Thursday, March 10, 2011

Say Amen, Somebody

 When Willie Mae Ford Smith sings about goin' to Canaanland, you know there's no mere show business happening, no sir. Even though she and Tommy Dorsey and several of the gospel singers featured in the joyous 1982 documentary SAY AMEN, SOMEBODY routinely get up in front of packed congregations and even concert halls, they're singing to their Lord, to an audience of One. You can see it in their faces; it's not about them. Director George T. Nierenberg really brings that across as he follows his subjects around their towns and churches and in their homes, even as they sing in their backyards. They're on a mission, and their method is through thundering refrains with closed eyes and hands toward the sky.

There's no beating around the bush with this review. You need to see this movie. Even if you don't share the spiritual convictions of these singers as they proclaim the freedom they've found in their faith (my favorite: the hefty O'Neal Twins singing "Jesus Dropped the Charges"), you will be inspired by these singers' devotion. Often, it is lifelong. Smith, Dorsey, Sallie Martin, and others had been at it for decades; younger folks like Zella Jackson Price are no less passionate (her "I'm His Child", complete with back-up choir is rousing).

The gospel music here, by the way, is good old fashioned, raw, undiluted praise. No studio slickery or post-production gloss to be heard. Even if the soundtrack is at times not completely in sync with the visual, we still get the message. And the music we hear performed in this movie is in churches where folks ain't worried that the service is running long. It's so, inspiring.

I'll bet that you'll also be inspired by the energy of this film. Not just the music sequences. The interviews with family, the candid stories of the toll of touring has on said families, the recalled memories, it's all pieced together so compellingly by Nierenberg. One film editor termed the dialogue between songs in a given film (doc or fiction) as "shoe leather", but here those bridges illuminate the subjects, give background and evidence to their dedication to service to the Lord. No filler. I particularly enjoyed Smith's conversation in her grandson's pick-up truck, speaking of Bible stories. She doesn't mince words. Dorsey, an elder statesman, is mellower, reflective, but still has a fire in his gut. We look at his irises as if peering through transparent windows, seeing into a long, well-lived life.
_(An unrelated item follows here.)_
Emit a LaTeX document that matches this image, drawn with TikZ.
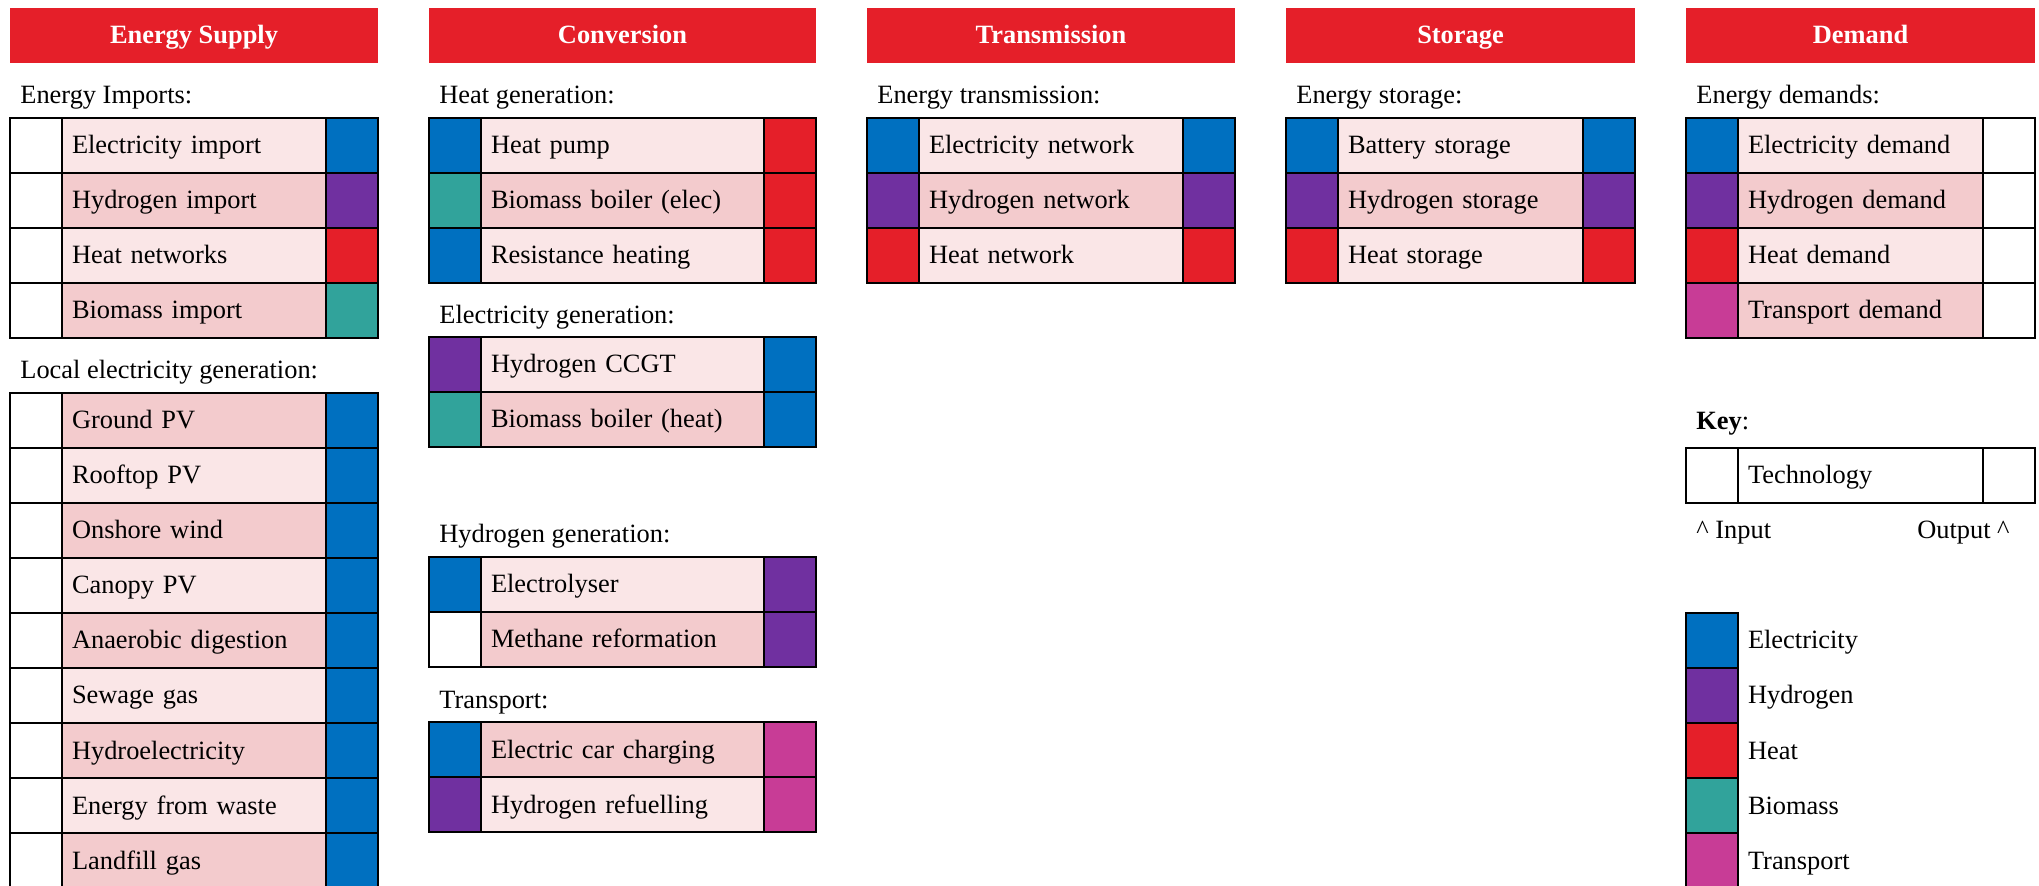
\documentclass[tikz,border=0pt]{standalone}
\usepackage{fontspec}
\setmainfont{Liberation Serif}
\usepackage{xcolor}
\usepackage{tikz}
\usetikzlibrary{positioning}
\definecolor{hdrred}{HTML}{E51F29}
\definecolor{elecblue}{HTML}{0070C0}
\definecolor{hydpurple}{HTML}{7030A0}
\definecolor{heatred}{HTML}{E51F29}
\definecolor{bioteal}{HTML}{31A39B}
\definecolor{transpink}{HTML}{C83C96}
\definecolor{rowlight}{HTML}{FAE6E7}
\definecolor{rowdark}{HTML}{F3CBCD}
\tikzset{
  basefont/.style={font=\fontsize{13.2pt}{16pt}\selectfont},
  header/.style={basefont,fill=hdrred,text=white,font=\fontsize{13.2pt}{16pt}\selectfont\bfseries,
    minimum height=27.5pt,inner sep=0pt,outer sep=0pt,anchor=north west,
    text height=0.95em,text depth=0.1em},
  grouplabel/.style={basefont,inner sep=0pt,anchor=base west},
  incell/.style={draw,line width=1.2pt,minimum width=26pt,minimum height=27.5pt,
    inner sep=0pt,outer sep=0pt},
  midcell/.style={basefont,draw,line width=1.2pt,minimum height=27.5pt,inner xsep=5pt,
    inner ysep=0pt,outer sep=0pt,align=left,text height=0.95em,text depth=0.1em},
  legtext/.style={basefont,inner xsep=5pt,inner ysep=0pt,outer sep=0pt,
    text height=0.95em,text depth=0.1em}
}
% one block of technology rows: prefix, x, y, middle width (px), rows
\newcommand{\techlist}[5]{%
  \pgfmathsetmacro{\midw}{#4/2}
  \pgfmathsetmacro{\txtw}{#4/2-10}
  \foreach \txt/\cin/\shd/\cout [count=\i from 0] in {#5} {
    \node[incell,fill=\cin,anchor=north west] (#1-\i-in) at (#2,{#3+55*\i}) {};
    \node[midcell,fill=\shd,minimum width=\midw pt,text width=\txtw pt,
      right=0pt of #1-\i-in] (#1-\i) {\txt};
    \node[incell,fill=\cout,right=0pt of #1-\i] (#1-\i-out) {};
  }}

\begin{document}
\begin{tikzpicture}[x=0.5pt,y=-0.5pt]
\useasboundingbox (0,0) rectangle (2039,886);

% column headers
\node[header,minimum width=184pt] (supply) at (10,8) {Energy Supply};
\node[header,minimum width=193.5pt] (conv) at (429,8) {Conversion};
\node[header,minimum width=184pt] (trans) at (867,8) {Transmission};
\node[header,minimum width=174.5pt] (stor) at (1286,8) {Storage};
\node[header,minimum width=174.5pt] (dem) at (1686,8) {Demand};

% energy supply
\node[grouplabel] (implbl) at (20,103.5) {Energy Imports:};
\techlist{imp}{10}{118}{264}{Electricity import/white/rowlight/elecblue,
  Hydrogen import/white/rowdark/hydpurple,
  Heat networks/white/rowlight/heatred,
  Biomass import/white/rowdark/bioteal}
\node[grouplabel] (loclbl) at (20,378.5) {Local electricity generation:};
\techlist{loc}{10}{393}{264}{Ground PV/white/rowdark/elecblue,
  Rooftop PV/white/rowlight/elecblue,
  Onshore wind/white/rowdark/elecblue,
  Canopy PV/white/rowlight/elecblue,
  Anaerobic digestion/white/rowdark/elecblue,
  Sewage gas/white/rowlight/elecblue,
  Hydroelectricity/white/rowdark/elecblue,
  Energy from waste/white/rowlight/elecblue,
  Landfill gas/white/rowdark/elecblue}

% conversion
\node[grouplabel] (heatlbl) at (439,103.5) {Heat generation:};
\techlist{heat}{429}{118}{283}{Heat pump/elecblue/rowlight/heatred,
  Biomass boiler (elec)/bioteal/rowdark/heatred,
  Resistance heating/elecblue/rowlight/heatred}
\node[grouplabel] (eleclbl) at (439,323.5) {Electricity generation:};
\techlist{elec}{429}{337}{283}{Hydrogen CCGT/hydpurple/rowlight/elecblue,
  Biomass boiler (heat)/bioteal/rowdark/elecblue}
\node[grouplabel] (hydlbl) at (439,542.5) {Hydrogen generation:};
\techlist{hyd}{429}{557}{283}{Electrolyser/elecblue/rowlight/hydpurple,
  Methane reformation/white/rowdark/hydpurple}
\node[grouplabel] (trplbl) at (439,708.5) {Transport:};
\techlist{trp}{429}{722}{283}{Electric car charging/elecblue/rowdark/transpink,
  Hydrogen refuelling/hydpurple/rowlight/transpink}

% transmission
\node[grouplabel] (netlbl) at (877,103.5) {Energy transmission:};
\techlist{net}{867}{118}{264}{Electricity network/elecblue/rowlight/elecblue,
  Hydrogen network/hydpurple/rowdark/hydpurple,
  Heat network/heatred/rowlight/heatred}

% storage
\node[grouplabel] (storlbl) at (1296,103.5) {Energy storage:};
\techlist{sto}{1286}{118}{245}{Battery storage/elecblue/rowlight/elecblue,
  Hydrogen storage/hydpurple/rowdark/hydpurple,
  Heat storage/heatred/rowlight/heatred}

% demand
\node[grouplabel] (demlbl) at (1696,103.5) {Energy demands:};
\techlist{dmd}{1686}{118}{245}{Electricity demand/elecblue/rowlight/white,
  Hydrogen demand/hydpurple/rowdark/white,
  Heat demand/heatred/rowlight/white,
  Transport demand/transpink/rowdark/white}

% key
\node[grouplabel] (keylbl) at (1696,429.5) {\textbf{Key}:};
\techlist{key}{1686}{448}{245}{Technology/white/white/white}
\node[grouplabel] (inlbl) at (1696,538.5) {\textasciicircum{} Input};
\node[grouplabel,anchor=base east] (outlbl) at (2010,538.5) {Output \textasciicircum};

% legend
\foreach \name/\col [count=\i from 0] in {Electricity/elecblue,Hydrogen/hydpurple,
    Heat/heatred,Biomass/bioteal,Transport/transpink} {
  \node[incell,fill=\col,anchor=north west] (leg-\i) at (1686,{613+55*\i}) {};
  \node[legtext,anchor=west,right=0pt of leg-\i] (leg-\i-txt) {\name};
}
\end{tikzpicture}
\end{document}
I especially loved the keen eye of the director in SAY AMEN, SOMEBODY. He captures not only the dynamic praises but also the wonderful, unscripted or prompted behavior in the peripheries of the frame, like that little girl gazing with wonder and astonishment at her parents during a spontaneous church pew stand up of "We're Blessed". It's a scene you will see in a real Pentacostal church (no inhibitions of raised hands there). I imagined her growing up immersed in this atmosphere, likely sharing her progenitors' enthusiasm. Other family members seen in this film may not be so devoted, as one drags on a cigarette and even mildly blaspehemes as he recounts memories, but still admires the spirit when he sees it. Likewise, I would venture to guess that even the heathens will admire this picture. Its power is too much to resist.